Los independientes, los partidos y la fragilidad de la democracia

En tiempos de fatiga democrática, no son pocos quienes sucumben a la tentación de imaginar una política sin partidos. Hoy esa pulsión se encarna en la fascinación por los independientes, presentados como virtuosos outsiders capaces de renovar la vida pública al margen de la llamada "vieja política". La promesa es seductora, ser un vínculo directo entre ciudadanía y poder, despojado de intermediaciones supuestamente corruptas o inútiles. Pero la historia política y la ciencia social nos advierten con contundencia que la democracia moderna, plural y compleja, no sobrevive sin partidos políticos.

Desde el siglo XIX, la expansión del sufragio y el surgimiento del Estado moderno hicieron de los partidos vehículos instrumentos indispensables para canalizar los intereses, estructurar la competencia y dotar de legitimidad a la representación popular. Alexis de Tocqueville comprendió tempranamente que sin cuerpos intermedios -asociaciones, partidos, sindicatos- la democracia se degrada en la tiranía de mayorías o en el predominio de facciones inorgánicas. Más tarde, Giovanni Sartori y Juan Linz mostraron que los partidos no son meros aparatos electorales, sino que instituciones de agregación de preferencias, socialización política y control de la responsabilidad gubernamental. Los partidos cumplen funciones insustituibles, que dan coherencia a la deliberación pública, que permiten la institucionalización pacífica del conflicto y otorgan continuidad a la gestión estatal.

Los independientes, en cambio, suelen carecer de arraigo programático, de responsabilidad colectiva y de la capacidad de sostener mayorías estables. A menudo, su fortaleza radica en la adhesión emocional o el carisma personal, pero se traduce en proyectos fragmentados, alianzas efímeras y dificultades para gobernar.
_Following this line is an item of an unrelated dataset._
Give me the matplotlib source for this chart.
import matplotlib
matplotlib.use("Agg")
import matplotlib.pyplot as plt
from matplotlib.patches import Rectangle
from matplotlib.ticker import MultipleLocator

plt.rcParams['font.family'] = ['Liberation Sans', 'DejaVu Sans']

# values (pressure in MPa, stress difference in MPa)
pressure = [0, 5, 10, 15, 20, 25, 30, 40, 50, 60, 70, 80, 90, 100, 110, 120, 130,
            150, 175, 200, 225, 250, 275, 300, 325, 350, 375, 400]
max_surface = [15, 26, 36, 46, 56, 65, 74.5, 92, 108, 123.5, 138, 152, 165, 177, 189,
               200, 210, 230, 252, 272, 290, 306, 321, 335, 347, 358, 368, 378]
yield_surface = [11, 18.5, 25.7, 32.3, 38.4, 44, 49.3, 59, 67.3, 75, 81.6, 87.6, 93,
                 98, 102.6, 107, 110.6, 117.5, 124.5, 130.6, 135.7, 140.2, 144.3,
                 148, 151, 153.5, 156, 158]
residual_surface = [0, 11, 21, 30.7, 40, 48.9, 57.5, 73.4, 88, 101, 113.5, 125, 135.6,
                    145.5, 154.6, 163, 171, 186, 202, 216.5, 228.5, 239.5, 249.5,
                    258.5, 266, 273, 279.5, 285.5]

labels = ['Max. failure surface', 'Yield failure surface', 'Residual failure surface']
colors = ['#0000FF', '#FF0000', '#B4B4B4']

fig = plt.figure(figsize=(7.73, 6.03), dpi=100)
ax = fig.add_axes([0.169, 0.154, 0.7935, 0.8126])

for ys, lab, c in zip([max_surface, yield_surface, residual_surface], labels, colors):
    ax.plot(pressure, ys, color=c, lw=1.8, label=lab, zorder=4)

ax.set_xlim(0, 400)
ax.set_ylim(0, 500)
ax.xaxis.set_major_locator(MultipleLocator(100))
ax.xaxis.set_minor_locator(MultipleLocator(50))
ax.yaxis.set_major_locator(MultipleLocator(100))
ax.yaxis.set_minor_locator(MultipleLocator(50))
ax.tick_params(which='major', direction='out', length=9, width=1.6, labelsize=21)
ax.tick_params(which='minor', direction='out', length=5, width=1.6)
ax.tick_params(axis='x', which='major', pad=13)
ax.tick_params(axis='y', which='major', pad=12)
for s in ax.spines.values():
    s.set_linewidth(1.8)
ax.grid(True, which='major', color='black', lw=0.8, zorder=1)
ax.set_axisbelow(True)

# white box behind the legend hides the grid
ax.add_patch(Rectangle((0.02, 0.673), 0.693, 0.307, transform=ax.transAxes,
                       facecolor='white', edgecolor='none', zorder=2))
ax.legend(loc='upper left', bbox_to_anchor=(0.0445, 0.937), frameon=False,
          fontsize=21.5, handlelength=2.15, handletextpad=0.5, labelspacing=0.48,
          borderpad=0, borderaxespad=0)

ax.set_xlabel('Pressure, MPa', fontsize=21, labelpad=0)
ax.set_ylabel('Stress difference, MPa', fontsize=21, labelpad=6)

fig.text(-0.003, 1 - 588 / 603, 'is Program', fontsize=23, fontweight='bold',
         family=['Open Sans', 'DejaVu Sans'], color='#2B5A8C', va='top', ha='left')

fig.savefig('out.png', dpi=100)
La experiencia latinoamericana reciente es clarísima, allí donde la política se ha desbordado de personalismos o candidaturas desarticuladas, la fragilidad institucional se profundiza y la confianza ciudadana se erosiona aún más.
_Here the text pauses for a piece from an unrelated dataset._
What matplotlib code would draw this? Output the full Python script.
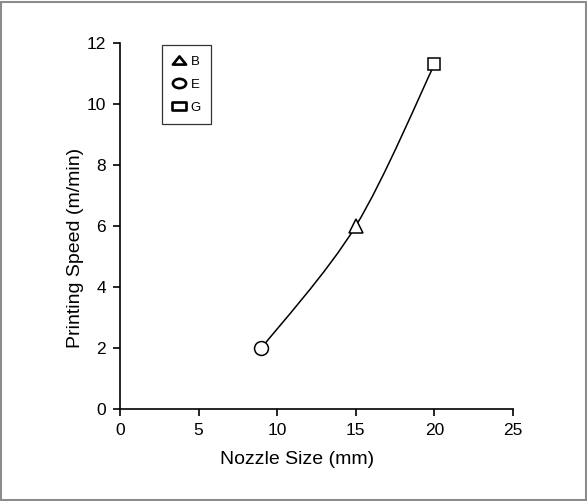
import numpy as np
import matplotlib.pyplot as plt
from matplotlib.path import Path
from matplotlib.patches import PathPatch, Rectangle
from matplotlib.lines import Line2D

plt.rcParams['font.family'] = ['Liberation Sans', 'DejaVu Sans']

labels = ['E', 'B', 'G']
nozzle = [9, 15, 20]
speed = [2, 6, 11.3]
markers = {'B': '^', 'E': 'o', 'G': 's'}
legend_order = ['B', 'E', 'G']


def squashed(kind, k=0.62):
    # legend symbols are drawn flattened in the original
    if kind == 's':
        v = [(-1, -k), (1, -k), (1, k), (-1, k), (-1, -k)]
        return Path(v, [Path.MOVETO] + [Path.LINETO] * 3 + [Path.CLOSEPOLY])
    if kind == '^':
        v = [(-1, -k), (1, -k), (0, k), (-1, -k)]
        return Path(v, [Path.MOVETO] + [Path.LINETO] * 2 + [Path.CLOSEPOLY])
    c = Path.unit_circle()
    return Path(c.vertices * [1, 0.7], c.codes)


fig = plt.figure(figsize=(5.87, 5.01), dpi=100)
ax = fig.add_axes([120 / 587, 92 / 501, 393 / 587, 366 / 501])

# smooth curve through the points (Catmull-Rom -> cubic bezier)
pts = np.column_stack([nozzle, speed]).astype(float)
verts = [tuple(pts[0])]
codes = [Path.MOVETO]
for i in range(len(pts) - 1):
    p0 = pts[i - 1] if i > 0 else pts[i]
    p1 = pts[i]
    p2 = pts[i + 1]
    p3 = pts[i + 2] if i + 2 < len(pts) else pts[i + 1]
    c1 = p1 + (p2 - p0) / 6
    c2 = p2 - (p3 - p1) / 6
    verts += [tuple(c1), tuple(c2), tuple(p2)]
    codes += [Path.CURVE4] * 3
ax.add_patch(PathPatch(Path(verts, codes), fill=False, color='black', lw=1.1))

sizes = {'E': 10, 'B': 9.5, 'G': 8.5}
for lab, x, y in zip(labels, nozzle, speed):
    ax.plot(x, y, marker=markers[lab], ms=sizes[lab], mfc='white', mec='black',
            mew=1.1, ls='none', zorder=3)

ax.set_xlim(0, 25)
ax.set_ylim(0, 12)
ax.set_xticks(range(0, 26, 5))
ax.set_yticks(range(0, 13, 2))
ax.spines['top'].set_visible(False)
ax.spines['right'].set_visible(False)
for s in ['left', 'bottom']:
    ax.spines[s].set_linewidth(1.2)
ax.tick_params(direction='out', length=5, width=1.2, labelsize=12.5, pad=5)
ax.set_xlabel('Nozzle Size (mm)', fontsize=14)
ax.set_ylabel('Printing Speed (m/min)', fontsize=14)
ax.xaxis.set_label_coords(0.45, -0.116)
ax.yaxis.set_label_coords(-0.092, 0.44)

handles = [Line2D([], [], marker=squashed(markers[k]), ms=9.5, mfc='white',
                  mec='black', mew=1.9, ls='none') for k in legend_order]
leg = ax.legend(handles, legend_order, loc='upper left',
                bbox_to_anchor=(0.107, 0.995), borderaxespad=0, fontsize=9.5,
                frameon=True, fancybox=False, edgecolor='black',
                handletextpad=0.35, borderpad=0.8, labelspacing=0.82,
                handlelength=1.0)
leg.get_frame().set_linewidth(0.9)

fig.patches.append(Rectangle((0.002, 0.002), 0.996, 0.994, transform=fig.transFigure,
                             fill=False, edgecolor='#8c8c8c', lw=1.5))

fig.savefig('out.png', dpi=100)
Esto no significa negar el valor de las voces independientes. Bien canalizadas, pueden revitalizar agendas, renovar liderazgos y tensionar a los partidos para que se abran, se modernicen y se hagan cargo de sus propias carencias. Pero sustituir la infraestructura partidaria con una suma de voluntarismos individuales es, en rigor, una invitación al desgobierno.

Defender la centralidad de los partidos no implica idealizarlos. La crisis de confianza es real y exige transformaciones profundas hacia una mayor democracia interna, transparencia financiera, rendición de cuentas y conexión con los territorios y comunidades que dicen representar. Pero la respuesta no es demolerlos, sino regenerarlos como espacios de formación cívica, de articulación programática, de formación de cuadros y deliberación plural. La democracia representativa necesita intermediación para no extraviarse. Sin partidos, se debilitan los contrapesos, se diluye la responsabilidad y se refuerza la tentación autoritaria. En última instancia, el verdadero desafío no es abolir la política organizada, sino reconstruirla con rigor republicano y sentido de lo común. Porque sin partidos, la democracia no se purifica, si no que se desvanece.

  • Linz, J. J. (1997). Crisis, breakdown, and reequilibration. Johns Hopkins University Press.
  • Sartori, G. (2005). Parties and party systems: A framework for analysis. ECPR Press.
  • Tocqueville, A. de. (1835). Democracy in America. (H. Reeve, Trans.). Saunders and Otley. (Trabajo original publicado en 1835).
  • Mainwaring, S., & Scully, T. R. (Eds.). (1995). Building democratic institutions: Party systems in Latin America. Stanford University Press.
  • Levitsky, S., & Ziblatt, D. (2018). How democracies die. Crown Publishing Group.